Sagittaria sagittifolia L.
arrowhead, giant arrowhead
Fruiting heads with multiple achenes. Achenes winged, obovate to orbicular, beaked, 2.5–5.3 mm long, 1.5–3.5 mm wide, 0.1–0.5 mm thick. Dorsal wing twice as wide as ventral wing, beak apical, erect, 0.3–0.8 mm long. Surface light to dark brown or reddish-brown, rough, sticky, 0–3 resin ducts on each face. Embryo curved-linear, its form visible on surface under testa; endosperm absent.
Helpful distinguishing characters among Sagittaria are relative widths of the wings, presence or absence of wing on faces, and position of beak.

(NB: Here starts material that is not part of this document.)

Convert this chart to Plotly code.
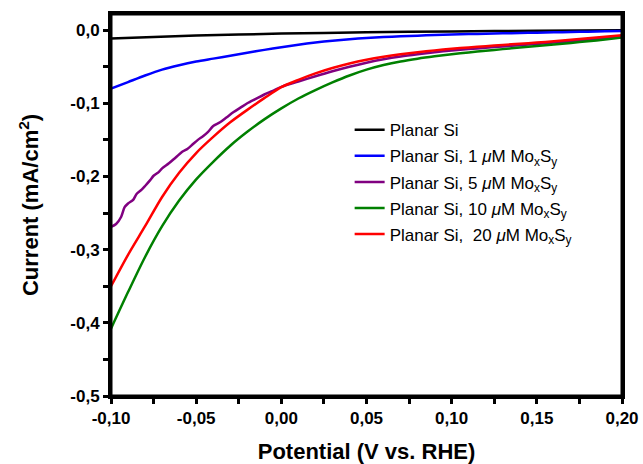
import plotly.graph_objects as go

# ---- data ----
potential = [-0.10, -0.09, -0.08, -0.07, -0.06, -0.05, -0.04, -0.03, -0.02, -0.01,
             0.00, 0.01, 0.02, 0.03, 0.04, 0.05, 0.06, 0.07, 0.08, 0.09, 0.10,
             0.11, 0.12, 0.13, 0.14, 0.15, 0.16, 0.17, 0.18, 0.19, 0.20]

black_x = [-0.10, -0.05, 0.00, 0.05, 0.10, 0.15, 0.20]
black_y = [-0.0115, -0.0075, -0.0048, -0.0030, -0.0018, -0.0008, -0.0002]

blue_y = [-0.080, -0.071, -0.062, -0.054, -0.048, -0.043, -0.039, -0.035, -0.031, -0.027,
          -0.0235, -0.020, -0.017, -0.0145, -0.0125, -0.0108, -0.0095, -0.0085, -0.0076, -0.0068, -0.0061,
          -0.0055, -0.0049, -0.0044, -0.0040, -0.0035, -0.0031, -0.0026, -0.0022, -0.0017, -0.0012]

purple_x = [-0.100, -0.097, -0.094, -0.092, -0.090, -0.087, -0.085, -0.082, -0.080, -0.077,
            -0.075, -0.072, -0.070, -0.066, -0.062, -0.058, -0.055, -0.052, -0.049, -0.046,
            -0.043, -0.040, -0.036, -0.032, -0.028, -0.024, -0.020, -0.015, -0.010, -0.005,
            0.00, 0.01, 0.02, 0.03, 0.04, 0.05, 0.06, 0.07, 0.08, 0.09, 0.10,
            0.11, 0.12, 0.13, 0.14, 0.15, 0.16, 0.17, 0.18, 0.19, 0.20]
purple_y = [-0.269, -0.265, -0.255, -0.242, -0.237, -0.232, -0.224, -0.218, -0.213, -0.205,
            -0.199, -0.194, -0.189, -0.182, -0.174, -0.166, -0.162, -0.156, -0.150, -0.145,
            -0.139, -0.131, -0.126, -0.119, -0.112, -0.106, -0.100, -0.094, -0.088, -0.083,
            -0.0775, -0.0702, -0.0630, -0.0562, -0.0500, -0.0445, -0.0398, -0.0360, -0.0329, -0.0302, -0.0279,
            -0.0259, -0.0241, -0.0223, -0.0206, -0.0189, -0.0171, -0.0152, -0.0132, -0.0111, -0.0090]

green_y = [-0.408, -0.358, -0.310, -0.268, -0.233, -0.204, -0.180, -0.158, -0.139, -0.122,
           -0.107, -0.0935, -0.0820, -0.0715, -0.0620, -0.0540, -0.0477, -0.0428, -0.0390, -0.0358, -0.0330,
           -0.0305, -0.0282, -0.0260, -0.0239, -0.0218, -0.0197, -0.0175, -0.0153, -0.0128, -0.0100]

red_y = [-0.350, -0.307, -0.268, -0.228, -0.195, -0.168, -0.146, -0.126, -0.109, -0.093,
         -0.078, -0.0680, -0.0592, -0.0518, -0.0456, -0.0405, -0.0364, -0.0330, -0.0302, -0.0277, -0.0256,
         -0.0237, -0.0220, -0.0203, -0.0187, -0.0170, -0.0152, -0.0133, -0.0113, -0.0092, -0.0070]

names = ["Planar Si",
         "Planar Si, 1 <i>\u03bc</i>M Mo<sub>x</sub>S<sub>y</sub>",
         "Planar Si, 5 <i>\u03bc</i>M Mo<sub>x</sub>S<sub>y</sub>",
         "Planar Si, 10 <i>\u03bc</i>M Mo<sub>x</sub>S<sub>y</sub>",
         "Planar Si,  20 <i>\u03bc</i>M Mo<sub>x</sub>S<sub>y</sub>"]

# axis ranges
x_range = [-0.1, 0.2]
y_range = [-0.5, 0.022]

# major ticks with labels, intermediate ticks unlabelled
x_tickvals = [-0.10, -0.075, -0.05, -0.025, 0.00, 0.025, 0.05, 0.075, 0.10, 0.125, 0.15, 0.175, 0.20]
x_ticktext = ["-0,10", "", "-0,05", "", "0,00", "", "0,05", "", "0,10", "", "0,15", "", "0,20"]
y_tickvals = [0.0, -0.05, -0.1, -0.15, -0.2, -0.25, -0.3, -0.35, -0.4, -0.45, -0.5]
y_ticktext = ["0,0", "", "-0,1", "", "-0,2", "", "-0,3", "", "-0,4", "", "-0,5"]

series = [
    (black_x, black_y, "#000000"),
    (potential, blue_y, "#0000ff"),
    (purple_x, purple_y, "#800080"),
    (potential, green_y, "#008000"),
    (potential, red_y, "#ff0000"),
]

fig = go.Figure()
for i, ((xs, ys, col), nm) in enumerate(zip(series, names)):
    fig.add_trace(go.Scatter(x=xs, y=ys, mode="lines", name=nm,
                             line=dict(color=col, width=2.5, shape="spline", smoothing=0.8),
                             legendgroup=str(i)))

# plot frame following the axis ranges
x0, x1 = x_range
y0, y1 = y_range
fig.add_trace(go.Scatter(x=[x0, x1, x1, x0, x0], y=[y0, y0, y1, y1, y0], mode="lines",
                         line=dict(color="black", width=3), showlegend=False,
                         hoverinfo="skip", cliponaxis=False))

FONT = "Liberation Sans, Arial"
tickfont = dict(family=FONT, size=17, color="black")
titlefont = dict(family=FONT, size=22, color="black")


def bold(labels):
    return ["<b>%s</b>" % t if t else "" for t in labels]


fig.update_layout(
    width=643, height=464,
    margin=dict(l=111, r=21, t=14, b=68),
    paper_bgcolor="white", plot_bgcolor="white",
    showlegend=True,
    legend=dict(x=0.467, y=0.743, xanchor="left", yanchor="top",
                font=dict(family=FONT, size=17, color="black"),
                bgcolor="rgba(0,0,0,0)", borderwidth=0,
                traceorder="grouped", tracegroupgap=1),
    xaxis=dict(range=x_range, tickmode="array", tickvals=x_tickvals,
               ticktext=bold(x_ticktext), tickfont=tickfont, automargin=False,
               title=dict(text="<b>Potential (V vs. RHE)</b>", font=titlefont, standoff=18),
               showline=True, mirror=True, linecolor="black", linewidth=3,
               ticks="outside", ticklen=5, tickwidth=2.5, tickcolor="black",
               showgrid=False, zeroline=False),
    yaxis=dict(range=y_range, tickmode="array", tickvals=y_tickvals,
               ticktext=bold(y_ticktext), tickfont=tickfont, automargin=False,
               title=dict(text="<b>Current (mA/cm<sup>2</sup>)</b>", font=titlefont, standoff=26),
               showline=True, mirror=True, linecolor="black", linewidth=3,
               ticks="outside", ticklen=5, tickwidth=2.5, tickcolor="black",
               showgrid=False, zeroline=False),
)

fig.write_html("out.html")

Sagittaria montevidensis Cham. & Schltdl. (non-FNW)
widespread in Europe, temperate, southern and Southeast Asia, Australia, Pacific islands; in the Western hemisphere: Argentina, Cuba, Mexico, Hawaii
native in much of Europe, Armenia, Azerbaijan, China, and Russia
subarctic to tropical, in quiet, shallow, standing waters, including swamps, reservoirs, rice paddies, river banks, bays
Sagittaria sagittifolia is a perennial, stoloniferous, aquatic or wetland deep-rooted herb, 30–100 cm tall. It is a weed in irrigation systems and drains and in crops such as rice in 50 countries. The plant is highly adaptable in morphology and physiology to changes in the environment. Reproduction is by achenes and vegetatively by whole, immature plants and underground tubers. Seeds float easily and can be carried long distances. In Asia and Hawaii, the tubers are cultivated and eaten for their high starch and protein content.